Foreign Policy has recently published a very good article entitled “Kim Jong Un Is a Survivor, Not a Madman” by Andrei Lankov, a professor at Kookmin University in Seoul and the author of several books on North Korea. This article is a strongly recommended read for those interested in America’s greatest foreign threat.
Lankov convincingly argues that the three generations of Kims have been ruthlessly and very successfully dedicated to only one goal: the preservation of their rule and themselves. The Kims see nuclear weapons as the guarantee of their survival against foreign attack and, to a lesser extent, military coup. The Kims have very well learned the lesson of Libya, where Gaddafi was persuaded to terminate his nuclear weapons program by the West and then thrown under the bus – thank you, Hillary Clinton – at the earliest opportunity.
The take away for US policy is that, when trying to deal with the Kims, the phrase “regime change” should be far from anyone’s lips.
A Short Primer on Trade
George Shultz, former Secretaries of Labor, Treasury and State, and Martin Feldstein, former chairman of the Council of Economic Advisors, have written an article entitled “Everything you need to know about trade economics, in 70 words” for the Washington Post.
This article very succinctly explains why Trump’s plans for an expansionary fiscal policy and a reduction in the trade deficit have a severe problem. It’s called arithmetic.
(A longer, but still concise, exposition about why Trump is asking the wrong questions on trade can be found here.)
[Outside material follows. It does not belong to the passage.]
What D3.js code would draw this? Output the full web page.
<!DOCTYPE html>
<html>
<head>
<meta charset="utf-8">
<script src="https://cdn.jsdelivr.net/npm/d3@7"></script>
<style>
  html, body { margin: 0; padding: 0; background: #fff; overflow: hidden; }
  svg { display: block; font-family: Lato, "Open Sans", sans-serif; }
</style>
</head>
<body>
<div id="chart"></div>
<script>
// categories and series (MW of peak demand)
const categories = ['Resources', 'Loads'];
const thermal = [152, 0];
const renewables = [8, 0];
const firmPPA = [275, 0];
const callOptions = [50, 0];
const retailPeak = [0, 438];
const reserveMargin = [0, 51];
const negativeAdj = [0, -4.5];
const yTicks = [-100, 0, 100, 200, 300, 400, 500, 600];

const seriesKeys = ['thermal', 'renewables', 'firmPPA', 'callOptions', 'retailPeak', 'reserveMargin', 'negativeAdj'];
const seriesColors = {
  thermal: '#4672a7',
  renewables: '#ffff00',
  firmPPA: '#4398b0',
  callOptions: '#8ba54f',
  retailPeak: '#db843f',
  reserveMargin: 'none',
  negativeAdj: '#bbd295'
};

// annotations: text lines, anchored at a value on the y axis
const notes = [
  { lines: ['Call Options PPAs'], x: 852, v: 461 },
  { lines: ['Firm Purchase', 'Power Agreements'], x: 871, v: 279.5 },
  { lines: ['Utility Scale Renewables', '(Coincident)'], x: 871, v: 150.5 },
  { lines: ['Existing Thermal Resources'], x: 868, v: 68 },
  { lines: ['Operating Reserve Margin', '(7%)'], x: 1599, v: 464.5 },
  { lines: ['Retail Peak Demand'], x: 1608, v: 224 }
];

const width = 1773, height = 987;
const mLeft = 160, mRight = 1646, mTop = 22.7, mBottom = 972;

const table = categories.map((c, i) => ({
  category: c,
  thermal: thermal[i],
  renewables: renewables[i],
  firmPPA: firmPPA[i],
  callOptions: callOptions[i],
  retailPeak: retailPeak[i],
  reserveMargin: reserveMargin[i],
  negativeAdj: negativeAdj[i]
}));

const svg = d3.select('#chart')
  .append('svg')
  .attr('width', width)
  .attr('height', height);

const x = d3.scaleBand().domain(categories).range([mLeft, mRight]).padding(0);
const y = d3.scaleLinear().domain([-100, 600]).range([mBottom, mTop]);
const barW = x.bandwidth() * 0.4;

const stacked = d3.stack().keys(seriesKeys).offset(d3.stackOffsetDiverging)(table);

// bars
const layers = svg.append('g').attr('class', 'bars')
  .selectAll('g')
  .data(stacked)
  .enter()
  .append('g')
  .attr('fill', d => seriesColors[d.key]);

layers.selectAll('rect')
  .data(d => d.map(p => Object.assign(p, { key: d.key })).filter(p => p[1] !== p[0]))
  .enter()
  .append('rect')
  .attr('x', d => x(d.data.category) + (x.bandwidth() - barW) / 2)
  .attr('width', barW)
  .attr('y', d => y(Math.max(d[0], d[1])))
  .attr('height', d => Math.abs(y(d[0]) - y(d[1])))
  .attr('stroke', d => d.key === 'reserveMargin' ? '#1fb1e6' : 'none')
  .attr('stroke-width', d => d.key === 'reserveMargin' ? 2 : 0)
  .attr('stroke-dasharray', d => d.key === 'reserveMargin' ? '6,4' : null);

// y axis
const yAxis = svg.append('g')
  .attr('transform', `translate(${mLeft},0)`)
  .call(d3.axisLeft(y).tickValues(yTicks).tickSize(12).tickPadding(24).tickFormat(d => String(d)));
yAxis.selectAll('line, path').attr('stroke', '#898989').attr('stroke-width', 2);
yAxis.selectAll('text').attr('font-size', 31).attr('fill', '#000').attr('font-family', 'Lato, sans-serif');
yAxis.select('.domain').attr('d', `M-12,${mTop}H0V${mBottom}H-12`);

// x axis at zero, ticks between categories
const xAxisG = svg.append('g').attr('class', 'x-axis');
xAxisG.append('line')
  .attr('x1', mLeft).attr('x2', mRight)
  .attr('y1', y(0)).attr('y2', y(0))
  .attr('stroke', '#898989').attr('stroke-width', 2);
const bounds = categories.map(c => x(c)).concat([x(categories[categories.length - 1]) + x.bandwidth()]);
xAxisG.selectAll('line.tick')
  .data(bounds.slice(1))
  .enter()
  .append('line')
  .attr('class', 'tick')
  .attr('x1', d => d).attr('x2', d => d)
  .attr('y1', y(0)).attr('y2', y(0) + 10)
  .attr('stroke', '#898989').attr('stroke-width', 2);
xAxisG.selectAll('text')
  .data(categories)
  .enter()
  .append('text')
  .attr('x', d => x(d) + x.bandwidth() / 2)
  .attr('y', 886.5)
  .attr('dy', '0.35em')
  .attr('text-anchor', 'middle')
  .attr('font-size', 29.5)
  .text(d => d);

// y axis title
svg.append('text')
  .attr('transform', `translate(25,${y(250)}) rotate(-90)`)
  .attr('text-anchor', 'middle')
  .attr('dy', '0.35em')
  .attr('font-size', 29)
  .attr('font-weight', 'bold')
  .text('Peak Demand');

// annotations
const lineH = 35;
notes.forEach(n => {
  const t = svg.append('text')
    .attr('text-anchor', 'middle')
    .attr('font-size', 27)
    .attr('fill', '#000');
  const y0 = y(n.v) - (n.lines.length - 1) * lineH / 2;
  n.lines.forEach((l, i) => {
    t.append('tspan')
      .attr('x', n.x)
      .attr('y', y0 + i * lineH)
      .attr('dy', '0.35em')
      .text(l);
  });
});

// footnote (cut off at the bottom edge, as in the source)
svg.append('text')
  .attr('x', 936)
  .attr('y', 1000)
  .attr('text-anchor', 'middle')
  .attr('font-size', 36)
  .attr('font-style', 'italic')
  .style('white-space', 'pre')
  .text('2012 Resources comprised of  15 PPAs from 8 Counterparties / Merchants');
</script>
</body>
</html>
I started watching this National Geographic series last night on the life, loves, times and thoughts of Albert Einstein. If the quality of the first two episodes continues, this will be a classic. Geoffrey Rush, playing Einstein, shows why he is one of only 23 people to have won the Triple Crown of Acting: an Oscar, an Emmy and a Tony. Rush deserves the title of this series almost as much as the man he portrays.
Weybridge, United Kingdom
“These days, the American dream is more apt to be realized in South America, in places such as Ecuador, Venezuela and Argentina, where incomes are actually more equal today than they are in the land of Horatio Alger. Who’s the banana republic now?” by Bernie Sanders in 2011, who got a larger percentage of Democratic primary voters than Trump got among the Republicans
I Wish That I Had Said That…
“You have one right: to do what you want. And one duty: to take the consequences” by PJ O’Rourke, the libertarian humorist
“I believe the risks I take are justified by the sheer love of the life I lead” by Charles Lindbergh
 To be fair, I think that this is mostly related to the Iraq war.
 Macron has claimed that his recently formed, and newly renamed, La Republique En Marche! (Onward the Republic!) party will field a full slate for the parliamentary election, but so far it has only announced 12 candidates for the 577 seats. Moreover, in the absence of huge defections, it will be fighting against local incumbents who have large electoral advantages. It is hard to see how Macron makes much headway.
 The backstory here is that Corbyn had to be nominated by at least 15% of Labour’s MPs and MEPs (Members of the European Parliament) in order to stand for the leadership. He got to this number because there was only one other person standing and the MPs wanted some competition; they have regretted it ever since. Corbyn wants to reduce the percentage to 5%. Limited details of this calculation have been released, but I won’t go into these. On the face of it, however, the number is either absurdly inflated or it proves the Brexiteers’ case that the EU was a financial disaster for the United Kingdom. There is no middle interpretation possible.